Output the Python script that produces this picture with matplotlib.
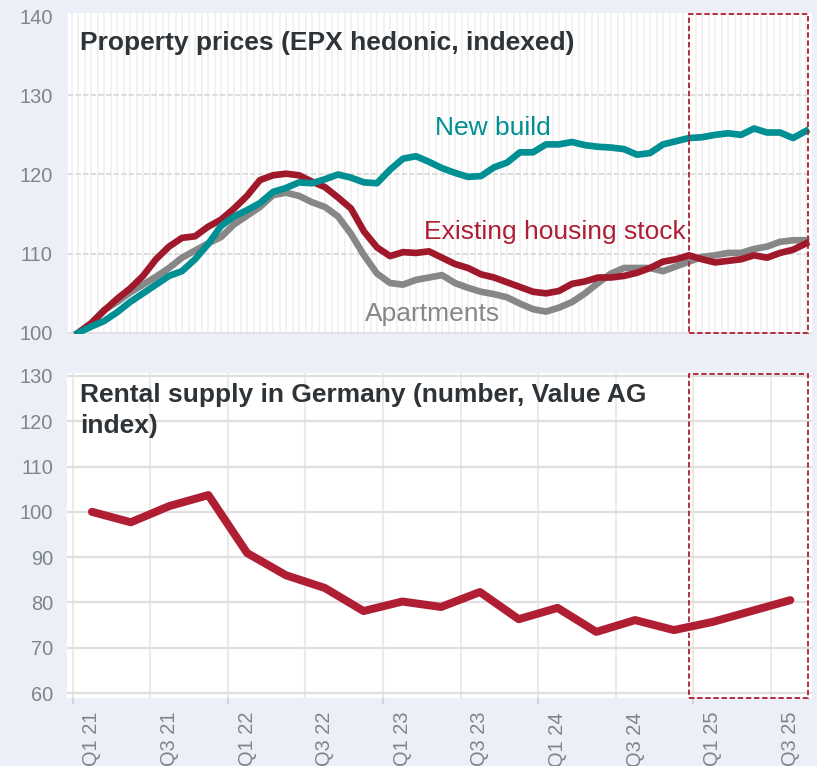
import matplotlib
matplotlib.use("Agg")
import matplotlib.pyplot as plt
import matplotlib.transforms as mtransforms
from matplotlib.patches import Rectangle
import numpy as np

plt.rcParams['font.family'] = ['Liberation Sans', 'DejaVu Sans']

# ---------------- data ----------------
months = list(range(57))  # Jan 2021 .. Sep 2025 (monthly)
new_build = [100, 100.8, 101.5, 102.6, 103.9, 105.0, 106.1, 107.2, 107.8, 109.3,
             111.2, 113.5, 114.7, 115.5, 116.4, 117.8, 118.3, 119.0, 118.9, 119.4,
             120.0, 119.6, 119.0, 118.9, 120.6, 122.0, 122.3, 121.6, 120.8, 120.2,
             119.7, 119.8, 120.9, 121.5, 122.8, 122.8, 123.8, 123.8, 124.1, 123.7,
             123.5, 123.4, 123.2, 122.5, 122.7, 123.8, 124.2, 124.6, 124.7, 125.0,
             125.2, 125.0, 125.8, 125.3, 125.3, 124.6, 125.5]
existing = [100, 101.2, 102.8, 104.3, 105.6, 107.2, 109.3, 110.9, 112.0, 112.2,
            113.4, 114.3, 115.7, 117.3, 119.3, 119.9, 120.1, 119.9, 119.1, 118.4,
            117.1, 115.7, 112.8, 110.8, 109.7, 110.2, 110.1, 110.3, 109.5, 108.7,
            108.2, 107.4, 107.0, 106.4, 105.8, 105.2, 105.0, 105.3, 106.2, 106.5,
            107.0, 107.0, 107.2, 107.6, 108.2, 109.0, 109.3, 109.8, 109.3, 108.9,
            109.1, 109.3, 109.8, 109.5, 110.1, 110.5, 111.3]
apartments = [100, 101.2, 102.9, 103.9, 105.1, 106.1, 107.1, 108.2, 109.5, 110.4,
              111.3, 112.1, 113.7, 114.8, 115.9, 117.4, 117.7, 117.3, 116.5, 115.9,
              114.7, 112.5, 109.8, 107.5, 106.3, 106.1, 106.7, 107.0, 107.3, 106.3,
              105.7, 105.2, 104.9, 104.5, 103.7, 103.0, 102.7, 103.2, 103.9, 105.0,
              106.3, 107.5, 108.2, 108.2, 108.2, 107.8, 108.4, 109.0, 109.6, 109.8,
              110.1, 110.1, 110.6, 110.9, 111.5, 111.7, 111.7]

quarters = ["Q1 21", "Q2 21", "Q3 21", "Q4 21", "Q1 22", "Q2 22", "Q3 22", "Q4 22",
            "Q1 23", "Q2 23", "Q3 23", "Q4 23", "Q1 24", "Q2 24", "Q3 24", "Q4 24",
            "Q1 25", "Q2 25", "Q3 25"]
rental = [100, 97.7, 101.3, 103.7, 90.9, 86.0, 83.2, 78.1, 80.2, 79.0,
          82.3, 76.3, 78.8, 73.5, 76.1, 73.9, 75.7, 78.1, 80.5]

top_title = "Property prices (EPX hedonic, indexed)"
bottom_title_1 = "Rental supply in Germany (number, Value AG"
bottom_title_2 = "index)"

# ---------------- styling ----------------
W, H = 817, 766
BG = "#ECEFF7"
TEAL = "#008F92"
RED = "#A0192B"
RED2 = "#B01E33"
GRAY = "#878787"
TICK = "#7D858C"
TITLE = "#2E3337"

fig = plt.figure(figsize=(W / 100, H / 100), dpi=100, facecolor=BG)


def add_ax(x0, y0, x1, y1):
    return fig.add_axes([x0 / W, 1 - y1 / H, (x1 - x0) / W, (y1 - y0) / H])


# ---------------- top chart ----------------
ax1 = add_ax(68, 13, 812, 334)
ax1.set_facecolor("white")
ax1.set_xlim(-0.77, 56.46)
ax1.set_ylim(99.87, 140.38)
for xv in np.arange(-0.5, 56.6, 0.5):
    ax1.axvline(xv, color="#F1F1F1", lw=1.3, zorder=0)
for yv in [110, 120, 130]:
    ax1.axhline(yv, color="#DADADA", lw=1.3, ls=(0, (3, 1.2)), zorder=1)
ax1.axhline(100, color="#E0E0E0", lw=1.3, zorder=1)

ax1.plot(months, apartments, color=GRAY, lw=4.8, zorder=3, solid_joinstyle="round")
ax1.plot(months, existing, color=RED, lw=4.8, zorder=4, solid_joinstyle="round")
ax1.plot(months, new_build, color=TEAL, lw=4.8, zorder=5, solid_joinstyle="round")

ax1.set_yticks([100, 110, 120, 130, 140])
ax1.set_xticks([])
ax1.tick_params(axis="y", length=0, pad=11, labelsize=14.4, labelcolor=TICK)
for s in ax1.spines.values():
    s.set_visible(False)

trans1 = mtransforms.blended_transform_factory(ax1.transData, ax1.transAxes)
ax1.add_patch(Rectangle((47.0, 0.003), 56.15 - 47.0, 0.994, transform=trans1,
                        fill=False, ec=RED2, lw=1.3, ls=(0, (3, 1.5)),
                        clip_on=False, zorder=6))

# ---------------- bottom chart ----------------
ax2 = add_ax(67, 373, 812, 698)
ax2.set_facecolor("white")
xq = np.arange(len(quarters))
ax2.set_xlim(-0.644, 18.56)
ax2.set_ylim(58.9, 130.66)
for xv in np.arange(-0.5, 18, 2):
    ax2.axvline(xv, color="#EAEAEA", lw=1.5, zorder=0)
for yv in range(60, 131, 10):
    ax2.axhline(yv, color="#E0E0E0", lw=1.6, zorder=1)

ax2.plot(xq, rental, color=RED2, lw=5.8, zorder=4, solid_joinstyle="round",
         solid_capstyle="round")

ax2.set_yticks(range(60, 131, 10))
ax2.set_xticks(xq[::2])
ax2.set_xticklabels(quarters[::2], rotation=90)
ax2.tick_params(axis="y", length=0, pad=10, labelsize=14.4, labelcolor=TICK)
ax2.tick_params(axis="x", length=0, pad=10, labelsize=14.4, labelcolor=TICK)
ax2.set_xticks(np.arange(-0.5, 18, 4), minor=True)
ax2.tick_params(axis="x", which="minor", length=4, width=1.2, color="#CFCFCF")
for s in ax2.spines.values():
    s.set_visible(False)

trans2 = mtransforms.blended_transform_factory(ax2.transData, ax2.transAxes)
ax2.add_patch(Rectangle((15.4, 0.0), 18.45 - 15.4, 0.997, transform=trans2,
                        fill=False, ec=RED2, lw=1.3, ls=(0, (3, 1.5)),
                        clip_on=False, zorder=6))

# ---------------- texts ----------------
def ftext(px, py, s, **kw):
    fig.text(px / W, 1 - py / H, s, **kw)


ftext(80, 50, top_title, fontsize=19, fontweight="bold", color=TITLE, va="baseline")
ftext(80, 402, bottom_title_1, fontsize=19, fontweight="bold", color=TITLE, va="baseline")
ftext(80, 433, bottom_title_2, fontsize=19, fontweight="bold", color=TITLE, va="baseline")

ftext(435, 135, "New build", fontsize=19, color=TEAL, va="baseline")
ftext(424, 239, "Existing housing stock", fontsize=19, color=RED2, va="baseline")
ftext(365, 321, "Apartments", fontsize=19, color=GRAY, va="baseline")

fig.savefig("out.png", dpi=100, facecolor=BG)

※ ※ ※

### Exercise prompt
Without the pictures, return the listing above from its first line through the line that has "plt.rcParams['font.family'] = ['Liberation".

### Full response
Output the Python script that produces this picture with matplotlib.
import matplotlib
matplotlib.use("Agg")
import matplotlib.pyplot as plt
import matplotlib.transforms as mtransforms
from matplotlib.patches import Rectangle
import numpy as np

plt.rcParams['font.family'] = ['Liberation Sans', 'DejaVu Sans']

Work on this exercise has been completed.